Bharatiya Sakshya Adhiniyam, 2023

Section 127

Judges and Magistrates

Why this exists

This rule protects the independence and dignity of the judiciary. If judges and magistrates could be routinely dragged into other proceedings to explain or defend their courtroom decisions and reasoning, it would undermine judicial authority, invite harassment through litigation, and discourage frank, fearless decision-making. At the same time, the law does not give judges blanket immunity - if something relevant happened in their presence that is not about their judicial role or reasoning (like witnessing a crime), they can still be examined like any other witness. The provision carries forward Section 121 of the Indian Evidence Act, 1872 into the Bharatiya Sakshya Adhiniyam, 2023 without substantive change.

How courts read it

Indian courts have historically read this provision narrowly in favor of protecting judicial conduct and reasoning, but have distinguished this from a judge's personal knowledge of unrelated facts. Courts have clarified that the privilege belongs to the judicial function, not the individual, so a judge can still be examined about things they witnessed that fall outside their official judicial acts, as the third illustration shows.

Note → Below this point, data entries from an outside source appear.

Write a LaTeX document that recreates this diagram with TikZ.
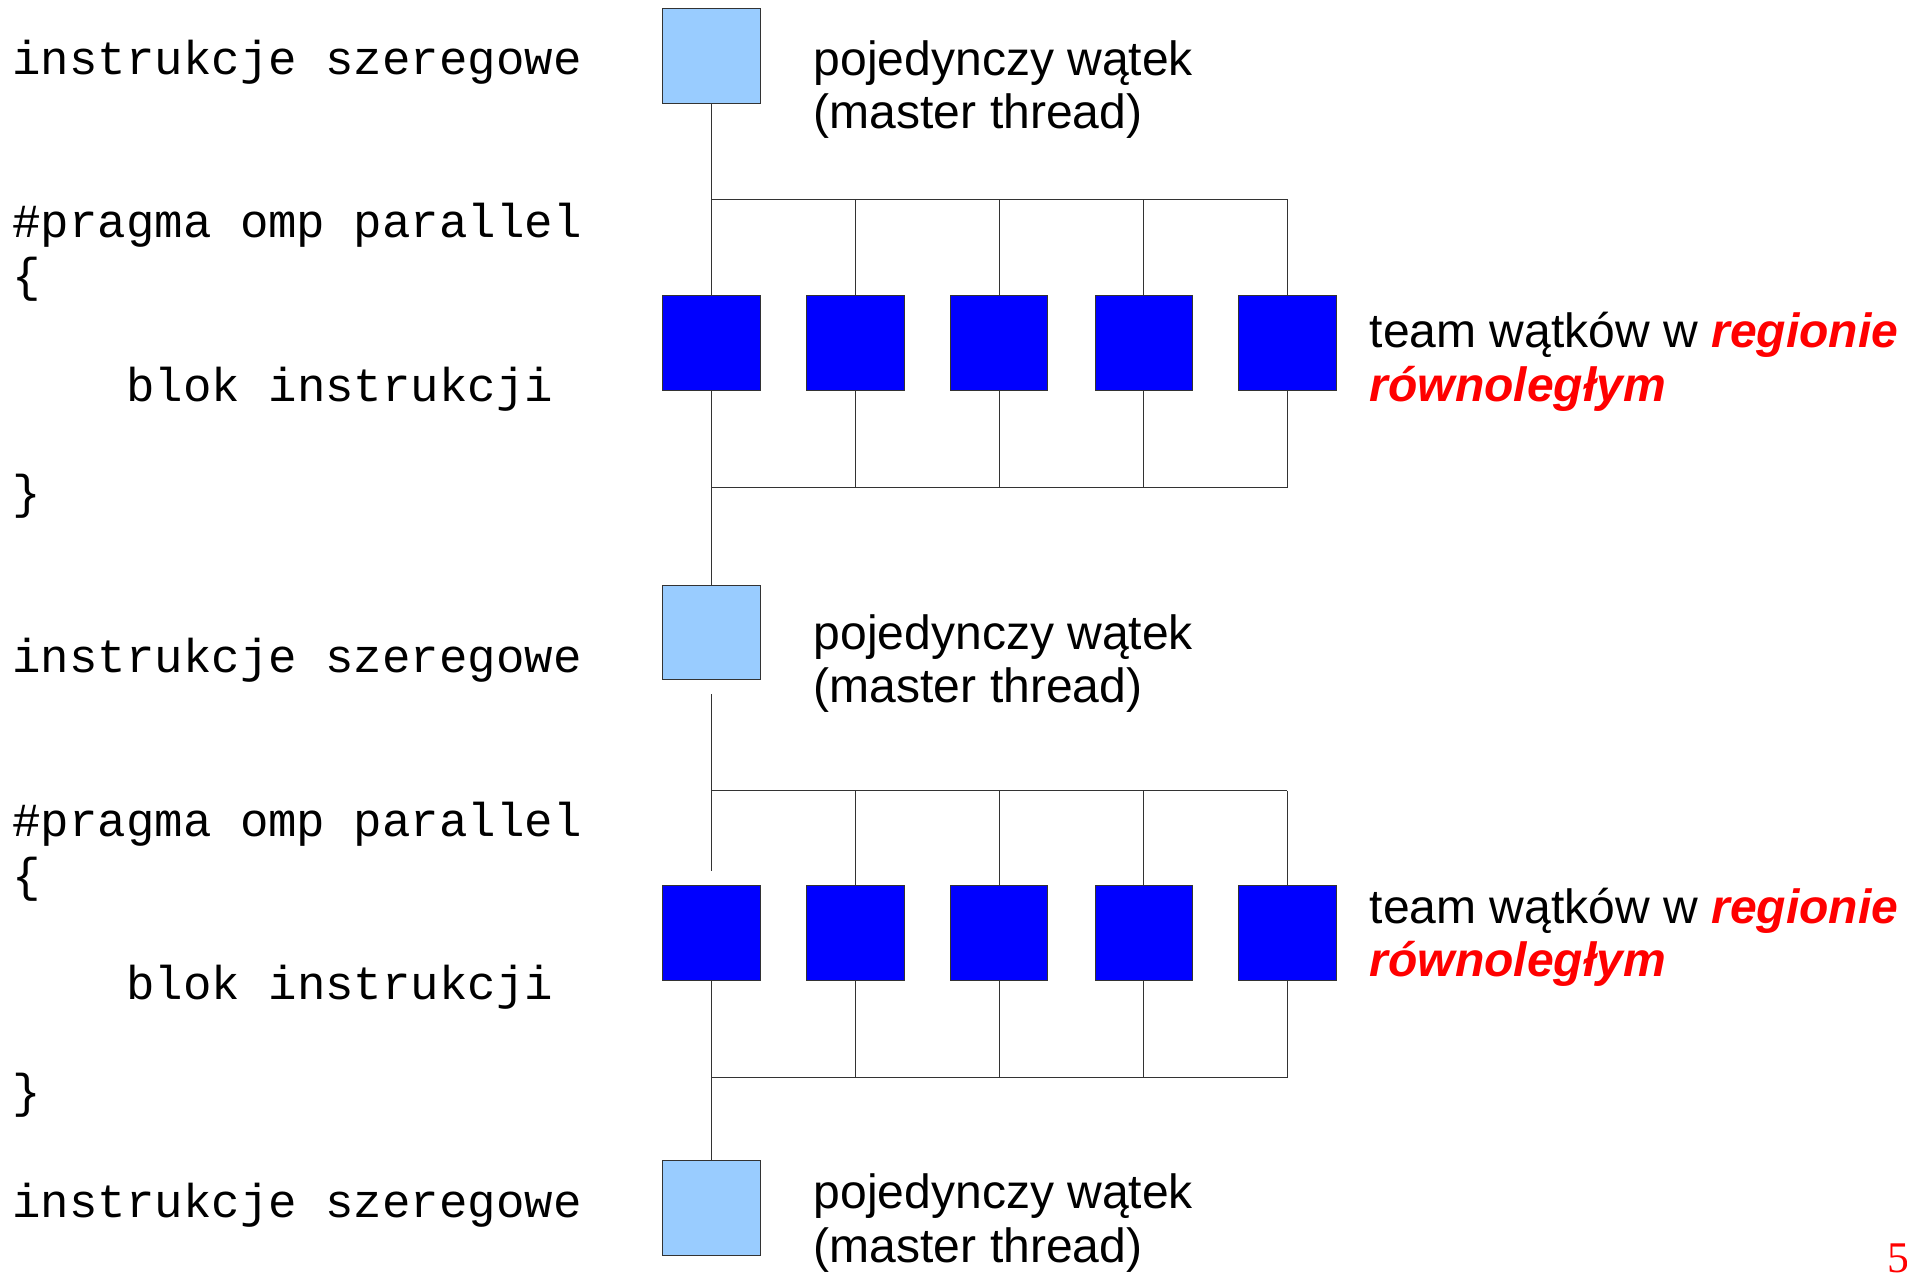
\documentclass[tikz,border=0pt]{standalone}
\usepackage{fontspec}
\setmainfont{Liberation Sans}
\setmonofont{Liberation Mono}
\newfontfamily\pageserif{Liberation Serif}
\definecolor{lightbox}{HTML}{99CCFF}
\definecolor{darkbox}{HTML}{0000FF}
\definecolor{wire}{HTML}{333333}
\definecolor{hot}{HTML}{FF0000}
\tikzset{
  master/.style={draw=wire, line width=0.8pt, fill=lightbox, minimum width=80, minimum height=78, inner sep=0pt},
  worker/.style={draw=wire, line width=0.8pt, fill=darkbox, minimum width=80, minimum height=78, inner sep=0pt},
  conn/.style={draw=wire, line width=1pt},
  code/.style={anchor=base west, inner sep=0pt, font=\ttfamily\fontsize{39}{44}\selectfont},
  label/.style={anchor=base west, inner sep=0pt, font=\fontsize{39.5}{44}\selectfont, align=left},
}
\begin{document}
\begin{tikzpicture}[x=1pt,y=-1pt]
\useasboundingbox (0,0) rectangle (1568,1046);
\fill[white] (0,0) rectangle (1568,1046);

% code column
\node[code] (c1) at (10,61) {instrukcje szeregowe};
\node[code] (c2) at (10,195) {\#pragma omp parallel};
\node[code] (c3) at (10,240) {\{};
\node[code] (c4) at (10,330) {\ \ \ \ blok instrukcji};
\node[code] (c5) at (10,418) {\}};
\node[code] (c6) at (10,553) {instrukcje szeregowe};
\node[code] (c7) at (10,688) {\#pragma omp parallel};
\node[code] (c8) at (10,733) {\{};
\node[code] (c9) at (10,822) {\ \ \ \ blok instrukcji};
\node[code] (c10) at (10,911) {\}};
\node[code] (c11) at (10,1001) {instrukcje szeregowe};

% master boxes
\node[master] (m1) at (585,46) {};
\node[master] (m2) at (585,520) {};
\node[master] (m3) at (585,993) {};

% worker rows
\foreach \i/\x in {1/585,2/703.5,3/821.5,4/940.5,5/1058.5}{
  \node[worker] (a\i) at (\x,282) {};
  \node[worker] (b\i) at (\x,767) {};
}

% bus coordinates
\coordinate (ta) at (585,164);
\coordinate (ba) at (585,401);
\coordinate (tb) at (585,650);
\coordinate (bb) at (585,886);
\coordinate (g1) at (585,571);
\coordinate (g2) at (585,716);

% region 1
\draw[conn] (m1.south) -- (a1.north);
\draw[conn] (ta) -- (ta -| a5.north);
\foreach \i in {2,...,5}{ \draw[conn] (ta -| a\i.north) -- (a\i.north); }
\foreach \i in {1,...,5}{ \draw[conn] (a\i.south) -- (ba -| a\i.south); }
\draw[conn] (ba) -- (ba -| a5.south);
\draw[conn] (ba) -- (m2.north);

% region 2
\draw[conn] (g1) -- (g2);
\draw[conn] (tb) -- (tb -| b5.north);
\foreach \i in {2,...,5}{ \draw[conn] (tb -| b\i.north) -- (b\i.north); }
\foreach \i in {1,...,5}{ \draw[conn] (b\i.south) -- (bb -| b\i.south); }
\draw[conn] (bb) -- (bb -| b5.south);
\draw[conn] (bb) -- (m3.north);

% labels (base = last line)
\node[label] (l1) at (669,106) {pojedynczy wątek\\(master thread)};
\node[label] (l2) at (669,578) {pojedynczy wątek\\(master thread)};
\node[label] (l3) at (669,1038) {pojedynczy wątek\\(master thread)};
\node[label] (t1) at (1126,330) {team wątków w \textcolor{hot}{\bfseries\itshape regionie}\\\textcolor{hot}{\bfseries\itshape równoległym}};
\node[label] (t2) at (1126,803) {team wątków w \textcolor{hot}{\bfseries\itshape regionie}\\\textcolor{hot}{\bfseries\itshape równoległym}};

% page number
\node[anchor=base east, inner sep=0pt, text=hot, font=\pageserif\fontsize{36}{36}\selectfont] (pg) at (1570,1046) {5};
\end{tikzpicture}
\end{document}
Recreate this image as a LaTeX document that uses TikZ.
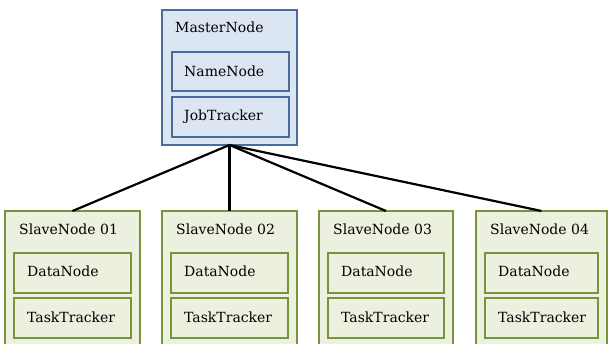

The 'special order of a superior court' requirement has been treated as a real safeguard, not a formality, meant to prevent lower courts or private litigants from casually summoning judges to justify their rulings.

Common misconceptions
  • Myth: Judges and magistrates can never be questioned about anything that happened during a trial they presided over.
    Fact: They can be questioned about events they witnessed that are unrelated to their judicial reasoning or conduct, such as an incident happening in the courtroom.
  • Myth: This provision gives judges complete legal immunity from ever being examined.
    Fact: A superior court can specially order a judge or magistrate to answer questions about their own conduct in court if circumstances require it.